I like to wake up early. Not hardcore early, like some people, but I’m usually up around 7 or 7:30 (which is actually earlier than was standard when I had a consistent job to be at every morning). It gives me time to write, read, make breakfast, and sit quietly with a good cup of tea before I must join the rest of the world. If I can start the day this way — calmly, productively, and with a quiet mind — I can generally rock afterward until early afternoon. Aside from occasionally letting the Morning Joe crew in on this time, it’s about the only glowing-screen-free period of my day.

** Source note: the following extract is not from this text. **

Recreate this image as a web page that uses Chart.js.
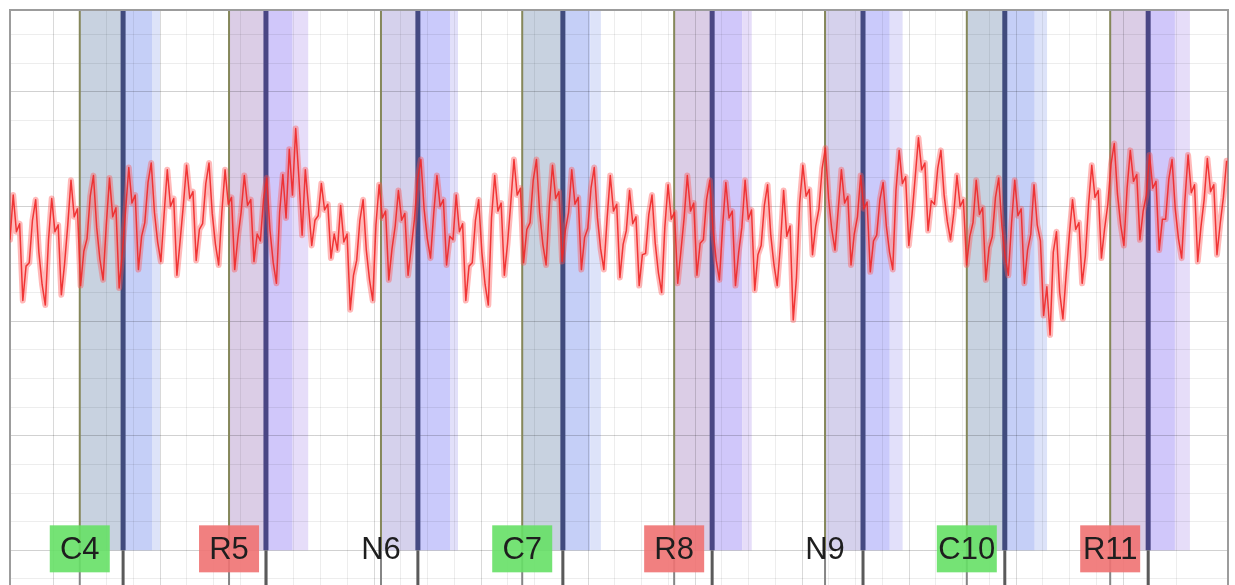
<!DOCTYPE html>
<html>
<head>
<meta charset="utf-8">
<script src="https://cdn.jsdelivr.net/npm/chart.js@4.4.1/dist/chart.umd.min.js"></script>
<style>
html, body { margin:0; padding:0; background:#fff; overflow:hidden; }
#wrap { position:relative; width:1235px; height:642px; }
</style>
</head>
<body>
<div id="wrap"><canvas id="trace"></canvas></div>
<script>
// sample timing (s)
const t0 = 0.1196;
const dt = 0.006;

// trace, one value per sample (uV)
const signal = [
  71,110,78,85,18,48, 51,88,106,60,32,14, 71,107,78,84,23,50, 84,123,91,98,31,61,
  72,109,127,82,54,36, 84,125,91,99,29,60, 96,134,103,110,45,74, 86,121,138,95,69,52,
  93,132,100,107,40,70, 101,136,107,113,53,80, 85,120,138,94,67,49, 95,132,102,108,45,73,
  95,127,101,106,52,76, 70,107,125,79,51,33, 95,128,90,150,110,168, 125,75,132,100,66,88,
  92,120,97,102,55,76, 62,101,69,76,10,40, 53,88,106,62,36,18, 84,119,90,96,36,63,
  83,114,88,94,40,64, 89,124,141,98,72,55, 94,127,100,106,49,74, 71,110,78,85,18,48,
  51,88,106,60,32,14, 90,127,96,103,40,68, 103,141,110,116,51,80, 86,123,141,95,67,49,
  100,136,107,113,52,79, 95,132,102,108,45,73, 81,116,134,90,63,45, 89,127,96,102,38,67,
  79,114,85,91,31,58, 59,93,110,68,42,25, 82,119,89,95,33,61, 90,127,96,103,40,68,
  71,106,123,80,53,36, 83,121,90,96,31,60, 82,123,89,97,27,58, 66,101,119,75,49,31,
  66,114,74,83,1,38, 103,136,109,115,58,83, 98,133,151,107,80,62, 97,132,103,109,49,76,
  91,127,98,104,43,70, 75,106,121,83,60,45, 114,149,120,126,66,93, 126,160,132,138,79,105,
  102,133,149,110,87,71, 94,127,100,106,49,74, 86,123,93,99,36,64, 74,108,125,83,57,40,
  85,123,92,98,33,62, 76,119,84,70,5,30, -12,60,78,25,2,40, 75,106,80,86,33,57,
  102,136,108,114,55,81, 102,137,155,111,84,66, 116,149,122,128,71,96, 110,145,116,122,62,89,
  89,124,141,98,72,55, 105,145,112,119,52,82, 106,142,113,119,58,85, 108,140
];

// trials
const trialLabels = ['C4', 'R5', 'N6', 'C7', 'R8', 'N9', 'C10', 'R11'];
const trialTypes  = ['C', 'R', 'N', 'C', 'R', 'N', 'C', 'R'];
const onsets      = [0.250, 0.529, 0.813, 1.077, 1.361, 1.643, 1.908, 2.176];
const responses   = [0.331, 0.598, 0.882, 1.153, 1.432, 1.714, 1.979, 2.247];
const tailStarts  = [0.385, 0.648, 0.942, 1.204, 1.488, 1.764, 2.035, 2.297];
const windowEnds  = [0.400, 0.677, 0.957, 1.224, 1.506, 1.788, 2.058, 2.325];
const bandFloor = -200;

// axes
const xMin = 0.1196, xMax = 2.3962, xStep = 0.05, xMajor = 0.2;
const yMin = -280, yMax = 271.5, yStep = 25, yMajor = 100;

const palette = {
  C: { a: '#c8d2e0', b: '#c5cff7', c: '#dde3f9', line: '#414b7d', box: '#66e066' },
  R: { a: '#dbcde6', b: '#d0c7fa', c: '#e6ddf9', line: '#4a4684', box: '#f07272' },
  N: { a: '#d5d1ec', b: '#cacafb', c: '#e2e0fa', line: '#454a82', box: null }
};

function isMultiple(v, m) {
  return Math.abs(Math.round(v / m) * m - v) < 1e-6;
}

const trialBands = {
  id: 'trialBands',
  beforeDraw(chart) {
    const { ctx, chartArea: area, scales: { x, y } } = chart;
    ctx.save();
    ctx.fillStyle = '#fff';
    ctx.fillRect(0, 0, chart.width, chart.height);
    const floor = y.getPixelForValue(bandFloor);
    onsets.forEach((t, i) => {
      const p = palette[trialTypes[i]];
      const x0 = x.getPixelForValue(t);
      const x1 = x.getPixelForValue(responses[i]);
      const x2 = x.getPixelForValue(tailStarts[i]);
      const x3 = x.getPixelForValue(windowEnds[i]);
      ctx.fillStyle = p.a; ctx.fillRect(x0, area.top, x1 - x0, floor - area.top);
      ctx.fillStyle = p.b; ctx.fillRect(x1, area.top, x2 - x1, floor - area.top);
      ctx.fillStyle = p.c; ctx.fillRect(x2, area.top, x3 - x2, floor - area.top);
    });
    ctx.restore();
  },
  beforeDatasetsDraw(chart) {
    const { ctx, chartArea: area, scales: { x, y } } = chart;
    const floor = y.getPixelForValue(bandFloor);
    ctx.save();
    onsets.forEach((t, i) => {
      const p = palette[trialTypes[i]];
      const x0 = x.getPixelForValue(t);
      const x1 = x.getPixelForValue(responses[i]);
      // onset line
      ctx.lineWidth = 2;
      ctx.strokeStyle = '#85875a';
      ctx.beginPath(); ctx.moveTo(x0, area.top); ctx.lineTo(x0, floor); ctx.stroke();
      ctx.strokeStyle = '#858585';
      ctx.beginPath(); ctx.moveTo(x0, floor); ctx.lineTo(x0, area.bottom); ctx.stroke();
      // response line
      ctx.lineWidth = 5;
      ctx.strokeStyle = p.line;
      ctx.beginPath(); ctx.moveTo(x1, area.top); ctx.lineTo(x1, floor); ctx.stroke();
      ctx.lineWidth = 3;
      ctx.strokeStyle = '#5a5a5a';
      ctx.beginPath(); ctx.moveTo(x1, floor); ctx.lineTo(x1, area.bottom); ctx.stroke();
    });
    // trial labels
    ctx.font = '31px "Liberation Sans", Arial, sans-serif';
    ctx.textAlign = 'center';
    ctx.textBaseline = 'middle';
    onsets.forEach((t, i) => {
      const p = palette[trialTypes[i]];
      const cx = x.getPixelForValue(t);
      const cy = floor - 2;
      if (p.box) {
        ctx.globalAlpha = 0.9;
        ctx.fillStyle = p.box;
        ctx.fillRect(cx - 30, cy - 23, 60, 47);
        ctx.globalAlpha = 1;
      }
      ctx.fillStyle = '#1e1e1e';
      ctx.fillText(trialLabels[i], cx, cy + 2);
    });
    // plot frame
    ctx.strokeStyle = '#9c9c9c';
    ctx.lineWidth = 2;
    ctx.strokeRect(area.left, area.top, area.right - area.left, area.bottom - area.top);
    ctx.restore();
  }
};

const points = signal.map((v, i) => ({ x: t0 + i * dt, y: v }));

new Chart(document.getElementById('trace'), {
  type: 'line',
  data: {
    datasets: [{
      // soft halo of the trace
      data: points,
      borderColor: 'rgba(255,80,80,0.4)',
      borderWidth: 6,
      borderJoinStyle: 'round',
      borderCapStyle: 'round',
      pointRadius: 0,
      tension: 0
    }, {
      data: points,
      borderColor: 'rgba(228,12,12,0.9)',
      borderWidth: 1.5,
      borderJoinStyle: 'round',
      pointRadius: 0,
      tension: 0
    }]
  },
  options: {
    responsive: true,
    maintainAspectRatio: false,
    animation: false,
    layout: { padding: { left: 10, top: 10, right: 7, bottom: 0 } },
    plugins: { legend: { display: false }, tooltip: { enabled: false } },
    scales: {
      x: {
        type: 'linear', min: xMin, max: xMax,
        ticks: { display: false, stepSize: xStep },
        border: { display: false },
        grid: {
          drawTicks: false,
          color: c => isMultiple(c.tick.value, xMajor) ? 'rgba(0,0,0,0.15)' : 'rgba(0,0,0,0.07)'
        }
      },
      y: {
        type: 'linear', min: yMin, max: yMax,
        ticks: { display: false, stepSize: yStep },
        border: { display: false },
        grid: {
          drawTicks: false,
          color: c => isMultiple(c.tick.value, yMajor) ? 'rgba(0,0,0,0.18)' : 'rgba(0,0,0,0.07)'
        }
      }
    }
  },
  plugins: [trialBands]
});
</script>
</body>
</html>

There’s a caveat there though: I usually set an alarm. Said alarm is an application on my phone, and therefore during the very first moment I’m awake on these days, I find myself half-conscious with the internet in the palm of my hand. Without really thinking, on the vast majority of these days I’ll quickly skim through my inbox to see if anything notable has come in. 19 days out of 20 (oh who am I kidding — 99 days out of 100 is probably closer to the truth) there’s nothing I care to look at until later and I move on.

You may see where this is going.

Earlier this week in my post-alarm-clock state I saw a response had come in about the PA position I’d been so sure would be perfect. In a spurt of excited adrenaline I immediately opened the message.

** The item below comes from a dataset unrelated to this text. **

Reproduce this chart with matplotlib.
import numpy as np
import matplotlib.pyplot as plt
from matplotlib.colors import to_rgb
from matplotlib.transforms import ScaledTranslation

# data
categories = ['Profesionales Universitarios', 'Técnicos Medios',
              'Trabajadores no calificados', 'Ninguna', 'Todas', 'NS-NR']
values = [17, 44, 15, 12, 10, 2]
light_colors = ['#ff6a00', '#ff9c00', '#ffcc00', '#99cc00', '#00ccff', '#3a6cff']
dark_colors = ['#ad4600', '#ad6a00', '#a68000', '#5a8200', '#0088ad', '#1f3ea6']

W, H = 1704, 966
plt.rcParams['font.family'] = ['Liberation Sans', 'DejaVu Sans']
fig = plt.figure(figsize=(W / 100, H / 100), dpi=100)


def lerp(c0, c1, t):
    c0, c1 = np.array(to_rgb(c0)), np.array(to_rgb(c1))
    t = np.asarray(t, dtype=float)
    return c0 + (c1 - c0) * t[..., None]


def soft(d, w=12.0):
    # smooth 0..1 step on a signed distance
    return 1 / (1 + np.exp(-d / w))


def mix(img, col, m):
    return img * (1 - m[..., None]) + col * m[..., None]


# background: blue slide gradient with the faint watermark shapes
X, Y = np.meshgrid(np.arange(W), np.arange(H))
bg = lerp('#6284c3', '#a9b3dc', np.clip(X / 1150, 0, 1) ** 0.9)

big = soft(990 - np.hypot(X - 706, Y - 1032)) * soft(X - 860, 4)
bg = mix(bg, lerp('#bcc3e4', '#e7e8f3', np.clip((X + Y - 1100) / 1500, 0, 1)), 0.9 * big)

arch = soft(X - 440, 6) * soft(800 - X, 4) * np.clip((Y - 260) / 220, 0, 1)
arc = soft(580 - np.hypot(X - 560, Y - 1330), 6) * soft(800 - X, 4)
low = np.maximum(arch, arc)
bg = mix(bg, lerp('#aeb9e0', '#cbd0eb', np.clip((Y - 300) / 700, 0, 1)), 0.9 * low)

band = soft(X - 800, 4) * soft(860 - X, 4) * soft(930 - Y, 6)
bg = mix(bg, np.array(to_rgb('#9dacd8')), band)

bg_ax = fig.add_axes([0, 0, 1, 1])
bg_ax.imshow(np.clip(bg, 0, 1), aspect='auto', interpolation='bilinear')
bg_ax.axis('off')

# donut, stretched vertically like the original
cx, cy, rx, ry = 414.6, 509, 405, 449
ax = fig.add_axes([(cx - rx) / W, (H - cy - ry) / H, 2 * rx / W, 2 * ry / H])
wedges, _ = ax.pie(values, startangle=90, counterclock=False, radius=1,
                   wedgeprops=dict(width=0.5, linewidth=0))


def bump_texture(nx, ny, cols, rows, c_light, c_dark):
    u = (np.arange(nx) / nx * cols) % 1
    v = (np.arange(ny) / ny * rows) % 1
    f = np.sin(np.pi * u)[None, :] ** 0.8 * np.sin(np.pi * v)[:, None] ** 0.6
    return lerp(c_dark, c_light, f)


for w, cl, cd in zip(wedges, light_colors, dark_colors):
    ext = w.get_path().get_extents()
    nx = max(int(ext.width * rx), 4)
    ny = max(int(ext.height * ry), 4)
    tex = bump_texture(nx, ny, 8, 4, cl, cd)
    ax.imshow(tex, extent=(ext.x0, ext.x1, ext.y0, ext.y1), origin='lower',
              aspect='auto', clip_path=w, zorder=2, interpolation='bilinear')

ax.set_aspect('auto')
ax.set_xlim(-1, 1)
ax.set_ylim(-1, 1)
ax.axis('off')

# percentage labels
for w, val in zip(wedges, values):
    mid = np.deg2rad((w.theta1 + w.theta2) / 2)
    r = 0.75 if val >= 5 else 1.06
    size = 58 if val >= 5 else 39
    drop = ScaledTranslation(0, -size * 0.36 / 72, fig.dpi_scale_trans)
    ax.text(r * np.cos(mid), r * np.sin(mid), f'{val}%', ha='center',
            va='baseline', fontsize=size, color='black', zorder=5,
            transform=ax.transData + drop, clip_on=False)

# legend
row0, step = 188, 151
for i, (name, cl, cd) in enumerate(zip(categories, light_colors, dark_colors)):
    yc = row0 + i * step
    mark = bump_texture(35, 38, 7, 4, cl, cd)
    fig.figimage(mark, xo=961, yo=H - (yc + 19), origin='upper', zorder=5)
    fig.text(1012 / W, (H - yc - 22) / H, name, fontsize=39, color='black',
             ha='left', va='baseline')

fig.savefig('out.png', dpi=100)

And on the other side of that instinctual screen tap there lived a rather curt rejection, that even took special care to note that a certain line I’d inserted with an intent to be humorous (or at the very least, light-hearted) was not at all appreciated or welcome.

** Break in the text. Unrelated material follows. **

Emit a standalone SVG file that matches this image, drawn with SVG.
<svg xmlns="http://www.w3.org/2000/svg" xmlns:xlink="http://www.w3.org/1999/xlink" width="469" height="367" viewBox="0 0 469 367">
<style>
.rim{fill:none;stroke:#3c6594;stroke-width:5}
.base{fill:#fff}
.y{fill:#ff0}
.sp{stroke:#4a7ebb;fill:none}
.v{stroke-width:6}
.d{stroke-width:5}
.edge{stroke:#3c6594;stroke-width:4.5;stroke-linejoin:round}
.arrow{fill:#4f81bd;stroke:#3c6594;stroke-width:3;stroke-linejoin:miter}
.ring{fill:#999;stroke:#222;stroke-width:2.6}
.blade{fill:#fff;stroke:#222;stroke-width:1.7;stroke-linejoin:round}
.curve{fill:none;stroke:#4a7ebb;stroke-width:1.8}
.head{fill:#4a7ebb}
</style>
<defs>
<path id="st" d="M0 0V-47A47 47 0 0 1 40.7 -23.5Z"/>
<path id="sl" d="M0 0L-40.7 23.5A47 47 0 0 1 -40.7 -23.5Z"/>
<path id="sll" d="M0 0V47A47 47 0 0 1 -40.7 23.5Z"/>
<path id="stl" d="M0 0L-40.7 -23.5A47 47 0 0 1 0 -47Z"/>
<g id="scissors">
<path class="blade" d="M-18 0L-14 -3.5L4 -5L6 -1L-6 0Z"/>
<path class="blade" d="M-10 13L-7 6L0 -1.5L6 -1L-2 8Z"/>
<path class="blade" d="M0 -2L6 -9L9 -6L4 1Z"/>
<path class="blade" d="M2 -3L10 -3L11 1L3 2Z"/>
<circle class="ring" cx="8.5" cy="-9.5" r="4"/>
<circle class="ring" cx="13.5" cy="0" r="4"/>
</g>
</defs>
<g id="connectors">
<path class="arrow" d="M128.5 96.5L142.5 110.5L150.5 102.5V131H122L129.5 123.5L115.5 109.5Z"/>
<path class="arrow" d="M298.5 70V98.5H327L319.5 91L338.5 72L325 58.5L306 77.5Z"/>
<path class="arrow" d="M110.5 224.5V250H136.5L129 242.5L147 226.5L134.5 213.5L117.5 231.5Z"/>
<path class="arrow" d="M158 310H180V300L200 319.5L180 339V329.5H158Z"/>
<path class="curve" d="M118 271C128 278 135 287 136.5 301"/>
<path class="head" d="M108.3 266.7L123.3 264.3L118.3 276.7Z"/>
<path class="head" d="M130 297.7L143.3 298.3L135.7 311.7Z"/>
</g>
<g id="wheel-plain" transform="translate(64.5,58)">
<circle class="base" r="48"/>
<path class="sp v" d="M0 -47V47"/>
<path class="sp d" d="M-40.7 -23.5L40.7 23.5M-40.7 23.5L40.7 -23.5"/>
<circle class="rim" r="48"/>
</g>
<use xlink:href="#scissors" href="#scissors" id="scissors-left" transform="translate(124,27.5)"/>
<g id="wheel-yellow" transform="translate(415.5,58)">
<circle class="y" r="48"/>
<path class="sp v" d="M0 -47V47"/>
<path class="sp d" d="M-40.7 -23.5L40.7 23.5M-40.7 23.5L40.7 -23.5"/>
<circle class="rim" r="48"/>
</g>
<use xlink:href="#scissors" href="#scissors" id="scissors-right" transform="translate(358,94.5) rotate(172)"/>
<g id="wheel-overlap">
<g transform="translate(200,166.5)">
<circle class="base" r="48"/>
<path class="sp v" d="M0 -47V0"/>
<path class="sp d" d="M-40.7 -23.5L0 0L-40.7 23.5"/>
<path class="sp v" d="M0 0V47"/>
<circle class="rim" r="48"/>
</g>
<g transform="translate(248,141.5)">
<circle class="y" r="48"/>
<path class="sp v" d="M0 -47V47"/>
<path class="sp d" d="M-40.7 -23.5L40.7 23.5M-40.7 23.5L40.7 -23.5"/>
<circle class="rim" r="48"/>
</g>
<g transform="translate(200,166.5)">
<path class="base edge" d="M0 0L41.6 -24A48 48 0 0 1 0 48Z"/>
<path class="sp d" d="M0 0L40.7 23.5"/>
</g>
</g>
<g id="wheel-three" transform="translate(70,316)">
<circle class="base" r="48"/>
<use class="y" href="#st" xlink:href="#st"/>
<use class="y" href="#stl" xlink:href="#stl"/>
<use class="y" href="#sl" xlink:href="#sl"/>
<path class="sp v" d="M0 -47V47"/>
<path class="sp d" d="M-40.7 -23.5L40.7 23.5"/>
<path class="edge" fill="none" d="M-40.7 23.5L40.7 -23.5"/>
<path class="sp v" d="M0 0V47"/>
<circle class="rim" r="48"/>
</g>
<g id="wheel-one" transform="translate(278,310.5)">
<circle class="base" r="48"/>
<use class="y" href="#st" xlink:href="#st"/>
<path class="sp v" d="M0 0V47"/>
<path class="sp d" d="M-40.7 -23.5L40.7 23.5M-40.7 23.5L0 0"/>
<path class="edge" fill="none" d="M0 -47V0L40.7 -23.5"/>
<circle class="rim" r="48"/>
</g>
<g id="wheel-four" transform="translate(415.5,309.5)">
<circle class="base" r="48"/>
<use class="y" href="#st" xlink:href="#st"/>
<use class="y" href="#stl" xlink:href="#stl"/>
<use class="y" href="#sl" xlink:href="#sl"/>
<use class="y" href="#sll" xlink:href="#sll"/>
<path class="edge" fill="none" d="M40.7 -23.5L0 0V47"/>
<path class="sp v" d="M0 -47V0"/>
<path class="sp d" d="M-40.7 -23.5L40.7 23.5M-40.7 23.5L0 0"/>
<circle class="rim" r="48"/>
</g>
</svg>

Now this so, so far from a Big Deal. The guy clearly is not one of my Right People, and I am perfectly, absolutely okay with that. Not everyone is, and I feel no need to settle in this realm, to compromise and try to force a situation that doesn’t want to exist — why invest the significant energy required of any relationship when it won’t be beneficial to both me and whomever is on the other side of it?

Rejection is okay. Good, even.

It is a very powerful thing to experience it as the absolute first emotion of the day though. It’s even more powerful when it’s second and the first is elation, which does a pretty great job of accentuating that little psychological tumble down the mountain.

While I am perfectly content knowing I won’t always be perceived the way I intend and things won’t always work out the way I expect, and am absolutely capable of brushing off encounters that don’t go well, this time it really stuck with me throughout the day, imposing a vague sadness and pessimism I just could not shake. That initial emotional imprint is a strong one.

And quite frankly it’s a little ridiculous to let someone else (especially a complete stranger) have control over that moment, as I did. Even if I’d gotten the gig it would have made absolutely no difference to have found out at 8 o’clock instead of 7. I ceded control over my own state of being to the desire to know-right-now.

So no more. There is so little in my life that is that important, and anything that is certainly would not be arriving in the middle of the night via email. So I am sealing that crack, stopping the early inbox-peek, and taking over complete control of my mornings. My oatmeal, my brain, my emotions, and I will be much better for it.